Its life unfolds as a game played between the I and the Me. Recognizing self-reference as a premature mummification, the dissolute subject consigns its actions to meaninglessness, making marks without direction and without sense. Playing out a game in full view whose rules are inaccessible and whose meaning is void. The dissolute subject is hermetic by vocation, a structuralist by intuition rather than practice. It sees itself as a fossil whose endless chatter illuminates a carcass that just happens to be living. Not so much overcome as buoyed by this dark image, it treats art as the skeletalization of the real.

An optometrist’s nightmare: to look into the eye of the dissolute subject—with no matter how refined an instrument—one sees night.
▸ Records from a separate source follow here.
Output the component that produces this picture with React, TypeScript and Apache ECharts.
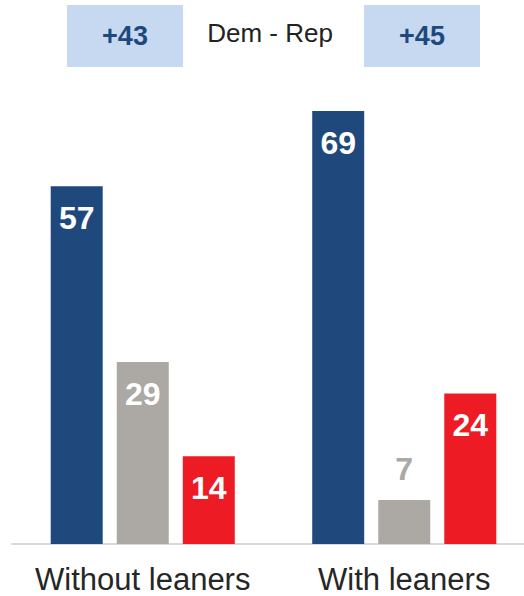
import React, { useEffect, useRef } from "react";
import * as echarts from "echarts";

const categories = ["Without leaners", "With leaners"];
const demValues = [57, 69];
const otherValues = [29, 7];
const repValues = [14, 24];
const marginTitle = "Dem - Rep";

const FONT = "'Liberation Sans', Arial, sans-serif";
const BLUE = "#1f497d";
const GRAY = "#aca8a4";
const RED = "#ed1c24";

export default function App() {
  const ref = useRef<HTMLDivElement>(null);
  useEffect(() => {
    if (!ref.current) return;
    const chart = echarts.init(ref.current, undefined, { renderer: "svg" });
    const margins = demValues.map((d, i) => d - repValues[i]);
    const insideLabel = {
      show: true,
      position: "insideTop",
      distance: 16,
      color: "#ffffff",
      fontFamily: FONT,
      fontWeight: "bold",
      fontSize: 32,
    };
    chart.setOption({
      animation: false,
      grid: {
        left: 12,
        right: -11,
        top: 42,
        bottom: 52,
        containLabel: false,
        outerBoundsMode: "none",
      },
      xAxis: {
        type: "category",
        data: categories,
        axisLine: { show: true, lineStyle: { color: "#d9d9d9", width: 2 } },
        axisTick: { show: false },
        axisLabel: {
          color: "#262626",
          fontFamily: FONT,
          fontSize: 31,
          lineHeight: 26,
          margin: 22,
          interval: 0,
        },
      },
      yAxis: { type: "value", min: 0, max: 80, show: false, splitLine: { show: false } },
      series: [
        {
          type: "bar",
          data: demValues,
          barWidth: 52,
          barGap: "27%",
          itemStyle: { color: BLUE },
          label: insideLabel,
        },
        {
          type: "bar",
          data: otherValues.map((v) =>
            v < 15
              ? {
                  value: v,
                  label: { position: "top", distance: 15, color: GRAY },
                }
              : v
          ),
          barWidth: 52,
          barGap: "27%",
          itemStyle: { color: GRAY },
          label: insideLabel,
        },
        {
          type: "bar",
          data: repValues,
          barWidth: 52,
          barGap: "27%",
          itemStyle: { color: RED },
          label: insideLabel,
        },
      ],
      graphic: [
        { type: "rect", shape: { x: 67, y: 5, width: 116, height: 62 }, style: { fill: "#c6d9f0" } },
        { type: "rect", shape: { x: 364, y: 5, width: 116, height: 62 }, style: { fill: "#c6d9f0" } },
        {
          type: "text",
          x: 125,
          y: 36,
          style: {
            text: "+" + margins[0],
            fill: BLUE,
            font: `bold 27px ${FONT}`,
            textAlign: "center",
            textVerticalAlign: "middle",
          },
        },
        {
          type: "text",
          x: 422,
          y: 36,
          style: {
            text: "+" + margins[1],
            fill: BLUE,
            font: `bold 27px ${FONT}`,
            textAlign: "center",
            textVerticalAlign: "middle",
          },
        },
        {
          type: "text",
          x: 270,
          y: 33,
          style: {
            text: marginTitle,
            fill: "#222222",
            font: `26px ${FONT}`,
            textAlign: "center",
            textVerticalAlign: "middle",
          },
        },
      ],
    });
    return () => chart.dispose();
  }, []);
  return (
    <div
      ref={ref}
      style={{ position: "fixed", left: 0, top: 0, width: 524, height: 596, background: "#fff" }}
    />
  );
}
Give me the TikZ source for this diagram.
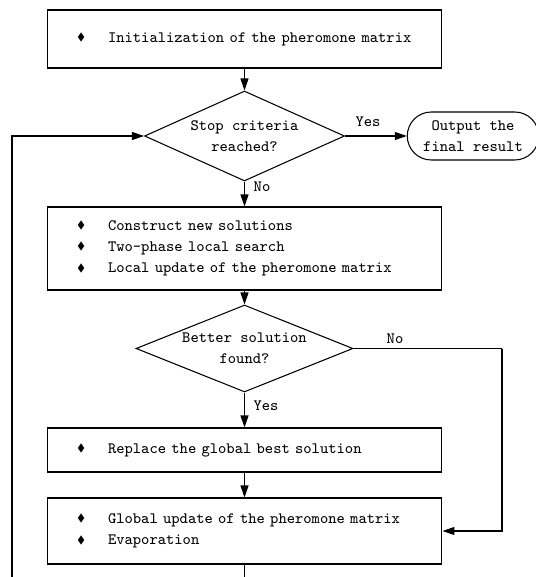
\documentclass[tikz,border=0pt]{standalone}
\usepackage{amssymb}
\usetikzlibrary{shapes.geometric}
\usetikzlibrary{shapes.misc}
\usetikzlibrary{arrows.meta}

\newcommand{\itm}{\makebox[0.62cm][l]{\raisebox{0.25ex}{$\scriptstyle\blacklozenge$}}}

\begin{document}
\begin{tikzpicture}[x=0.02cm,y=-0.02cm,
  font=\fontsize{9}{12}\selectfont\ttfamily,
  >={Triangle[length=0.24cm,width=0.16cm]},
  line width=0.6pt,
  box/.style={draw,rectangle,text width=6.7cm,inner xsep=0.6cm,align=left},
  cond/.style={draw,diamond,inner sep=0pt,align=center},
  term/.style={draw,rounded rectangle,minimum width=2.7cm,minimum height=0.96cm,inner sep=1pt,align=center}]
  \useasboundingbox (0,0) rectangle (536,577);

  % process boxes
  \node[box,minimum height=1.16cm] (init) at (244.5,39) {\itm Initialization of the pheromone matrix};
  \node[cond,aspect=2.2,minimum width=4cm,minimum height=1.8cm] (stop) at (244.5,136) {Stop criteria\\reached?};
  \node[term] (out) at (473,136) {Output the\\final result};
  \node[box,minimum height=1.66cm] (build) at (244.5,248.5)
    {\itm Construct new solutions\\\itm Two-phase local search\\\itm Local update of the pheromone matrix};
  \node[cond,aspect=2.5,minimum width=4.34cm,minimum height=1.74cm] (better) at (244.5,348.5) {Better solution\\found?};
  \node[box,minimum height=0.88cm] (repl) at (244.5,450) {\itm Replace the global best solution};
  \node[box,minimum height=1.32cm] (glob) at (244.5,531)
    {\itm Global update of the pheromone matrix\\\itm Evaporation};

  % corners of the two loops
  \coordinate (side) at (502,348.5);
  \coordinate (back) at (12,620);

  % connectors
  \draw[->] (init) -- (stop);
  \draw[->] (stop) -- (out);
  \draw[->] (stop) -- (build);
  \draw[->] (build) -- (better);
  \draw[->] (better) -- (repl);
  \draw[->] (repl) -- (glob);
  \draw (better.east) -- (side);
  \draw[->] (side) |- (glob.east);
  \draw (glob.south) |- (back);
  \draw[->] (back) |- (stop.west);

  % branch labels
  \node (yes1) at (368,122) {Yes};
  \node (no1) at (262,187) {No};
  \node (no2) at (395,339) {No};
  \node (yes2) at (266,406) {Yes};
\end{tikzpicture}
\end{document}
Seeking indefatigably to undermine the consistency that obtains in the circuit that runs from the subject to the object, it chisels away at the rut along which this animal habitually moves from the You to the Me to the I. The dissolute subject treats these designations as isolated fragments; bits of debris, grammatical continents, between which it makes trained leaps. This requires a certain syntactical loosening whereby the linguistic means through which the subject is positioned begin to waver. The dissolute subject speaks like Mike Tyson. It no longer puts its faith in the armour of syntax, but rather uses it, recognizing that we all need our armour and the armour of abstraction is one of the most potent weapons leveled at all that threatens to crush thought, reducing it to the snot of opinion.

The dissolute subject no longer concerns itself with looking or feeling comfortable in one’s own skin. Flaying the flesh of a phenomenology, its finds the banality of the abyss, that most indifferent of archives whose non-sense seeps across all borders, an alien acid burning through the ship of the world.

Suicide is not a temptation, but a necessity whose possibility inoculates the subject against the need to carry through with the deed. The human’s greatest artifice, suicide, is that most primitive and archaic of stages in which the I empties itself of its triumph over life. Such a subject does, however, incline towards a radical pessimism. Like the destructive character, who it admires, the dissolute subject has an historical sense: “a basic, invincible distrust in the course of events and a permanent awareness that everything can go wrong.”

It imagines so-called modern man as a beast limping into its future. The more we learn about its many foibles, empty triumphs, pyrrhic victories, the more it is convinced that the human has somewhere along the way stepped into a bear trap. Shattered bone. The snap sounds distant, muffled by a thick gauze, and the sharp jolt of pain has given way to a pulsing throb. The wound still oozes blood. Teeth on bone. One can smell the slow seep of marrow. It senses the quickening drain of human sap.

The dissolute subject reads Nietzsche with an inflamed brain. When it hears the knock of the uncanniest of guests, it imagines a yellow vapor pouring into the room like a coterie of poisoned cockroaches lumbering through a seam, entering the nostril of the soul as fumes cloddishly enter the huffer’s brain, seeping into the sinus, and then methodically liquefying the brain, turning it into a yucca-like mush that could be extracted, sifted through some cheesecloth and drunk with a straw, served no doubt from a coconut.

Its taste thus inclines more to thinkers who define the human in terms of its aberrant imagination than the cunning of its reason. The human being is not a well oiled machine; its relation to its past is not that of a data bank. The human archive is a disordered mess. Its dysfunction is essential.

The dissolute subject has given up on the Signatura rerum. Preferring to place itself in the holes opening across its field of experience, where a black muck is beginning to froth, like crude bubbling on the earth’s acned surface.

  1. Then the ass came out on stage, he was so beautiful and brave!